What you are asked to do: Everything from the first line of the data below through the line that contains "227, 137, 0]" should be written out exactly, please, and nothing more; the pictures stay out.

Available data:
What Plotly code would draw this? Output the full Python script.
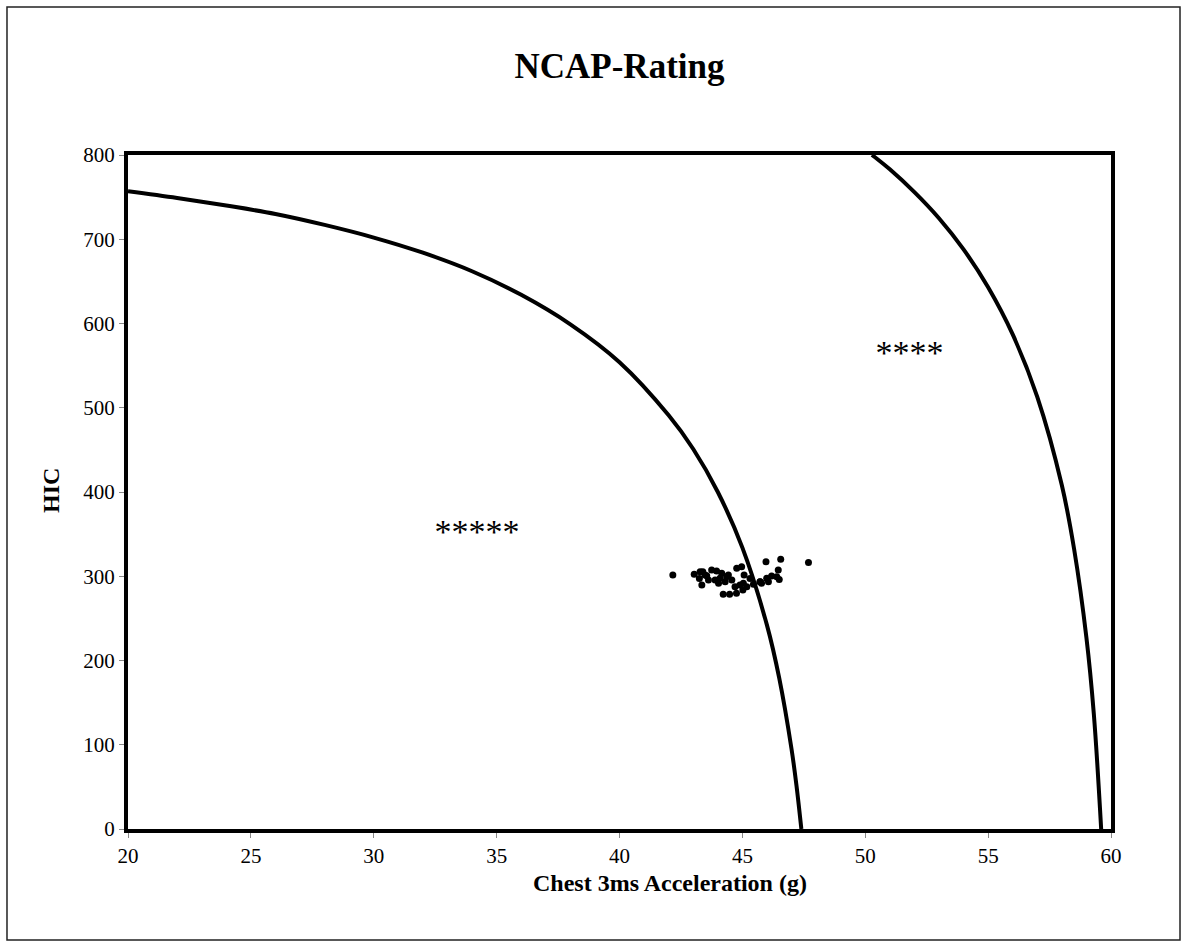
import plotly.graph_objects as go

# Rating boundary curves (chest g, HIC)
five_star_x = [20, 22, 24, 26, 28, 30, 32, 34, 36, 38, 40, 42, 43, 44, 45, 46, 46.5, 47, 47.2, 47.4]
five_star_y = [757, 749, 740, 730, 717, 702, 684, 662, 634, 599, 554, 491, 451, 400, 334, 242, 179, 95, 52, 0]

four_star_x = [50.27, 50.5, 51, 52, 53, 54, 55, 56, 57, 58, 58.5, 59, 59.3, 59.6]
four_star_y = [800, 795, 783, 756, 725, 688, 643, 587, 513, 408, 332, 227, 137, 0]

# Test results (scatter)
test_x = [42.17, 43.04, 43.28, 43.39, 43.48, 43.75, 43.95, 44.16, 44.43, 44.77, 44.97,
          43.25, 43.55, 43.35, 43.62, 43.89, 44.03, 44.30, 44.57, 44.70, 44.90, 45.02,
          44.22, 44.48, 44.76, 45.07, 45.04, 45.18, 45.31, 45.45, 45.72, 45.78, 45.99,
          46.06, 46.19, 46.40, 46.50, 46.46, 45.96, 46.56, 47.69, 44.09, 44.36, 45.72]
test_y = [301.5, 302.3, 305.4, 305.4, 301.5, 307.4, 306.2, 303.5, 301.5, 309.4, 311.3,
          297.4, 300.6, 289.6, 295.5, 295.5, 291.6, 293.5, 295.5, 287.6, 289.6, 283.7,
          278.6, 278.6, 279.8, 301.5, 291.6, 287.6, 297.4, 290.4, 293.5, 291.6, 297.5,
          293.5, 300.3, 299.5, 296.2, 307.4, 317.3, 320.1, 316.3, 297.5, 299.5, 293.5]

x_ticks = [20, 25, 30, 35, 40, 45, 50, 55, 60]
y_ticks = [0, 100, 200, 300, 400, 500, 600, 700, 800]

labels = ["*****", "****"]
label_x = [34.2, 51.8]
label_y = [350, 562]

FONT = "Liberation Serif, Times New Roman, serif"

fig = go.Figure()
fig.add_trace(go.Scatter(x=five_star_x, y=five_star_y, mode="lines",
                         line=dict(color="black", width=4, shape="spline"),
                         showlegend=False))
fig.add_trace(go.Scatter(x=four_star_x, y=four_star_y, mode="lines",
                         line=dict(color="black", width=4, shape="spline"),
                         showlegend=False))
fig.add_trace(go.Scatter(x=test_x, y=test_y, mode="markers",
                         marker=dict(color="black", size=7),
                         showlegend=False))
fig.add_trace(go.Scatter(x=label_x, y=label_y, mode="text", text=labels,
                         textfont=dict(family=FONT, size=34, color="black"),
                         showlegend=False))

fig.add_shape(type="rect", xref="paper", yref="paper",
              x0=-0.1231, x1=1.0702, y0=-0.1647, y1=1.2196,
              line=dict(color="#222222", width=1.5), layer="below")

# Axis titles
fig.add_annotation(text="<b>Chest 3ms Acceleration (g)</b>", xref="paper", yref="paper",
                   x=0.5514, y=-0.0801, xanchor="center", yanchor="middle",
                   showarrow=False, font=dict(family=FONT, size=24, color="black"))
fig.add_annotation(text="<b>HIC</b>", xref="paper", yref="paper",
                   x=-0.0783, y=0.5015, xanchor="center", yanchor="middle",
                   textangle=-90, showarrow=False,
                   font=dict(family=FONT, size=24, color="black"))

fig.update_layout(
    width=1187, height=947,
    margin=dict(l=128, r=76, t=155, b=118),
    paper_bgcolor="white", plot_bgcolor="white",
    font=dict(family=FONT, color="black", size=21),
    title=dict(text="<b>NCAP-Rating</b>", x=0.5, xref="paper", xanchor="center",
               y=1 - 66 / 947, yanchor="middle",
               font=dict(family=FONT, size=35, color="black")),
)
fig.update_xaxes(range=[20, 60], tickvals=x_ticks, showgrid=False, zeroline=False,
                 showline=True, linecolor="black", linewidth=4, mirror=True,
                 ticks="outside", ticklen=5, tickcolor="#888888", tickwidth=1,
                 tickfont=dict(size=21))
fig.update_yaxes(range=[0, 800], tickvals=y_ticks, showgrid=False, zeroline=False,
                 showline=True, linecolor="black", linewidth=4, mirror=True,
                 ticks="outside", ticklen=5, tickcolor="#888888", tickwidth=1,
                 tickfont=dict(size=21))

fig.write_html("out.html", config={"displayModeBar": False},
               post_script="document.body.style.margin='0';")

Output of the task:
What Plotly code would draw this? Output the full Python script.
import plotly.graph_objects as go

# Rating boundary curves (chest g, HIC)
five_star_x = [20, 22, 24, 26, 28, 30, 32, 34, 36, 38, 40, 42, 43, 44, 45, 46, 46.5, 47, 47.2, 47.4]
five_star_y = [757, 749, 740, 730, 717, 702, 684, 662, 634, 599, 554, 491, 451, 400, 334, 242, 179, 95, 52, 0]

four_star_x = [50.27, 50.5, 51, 52, 53, 54, 55, 56, 57, 58, 58.5, 59, 59.3, 59.6]
four_star_y = [800, 795, 783, 756, 725, 688, 643, 587, 513, 408, 332, 227, 137, 0]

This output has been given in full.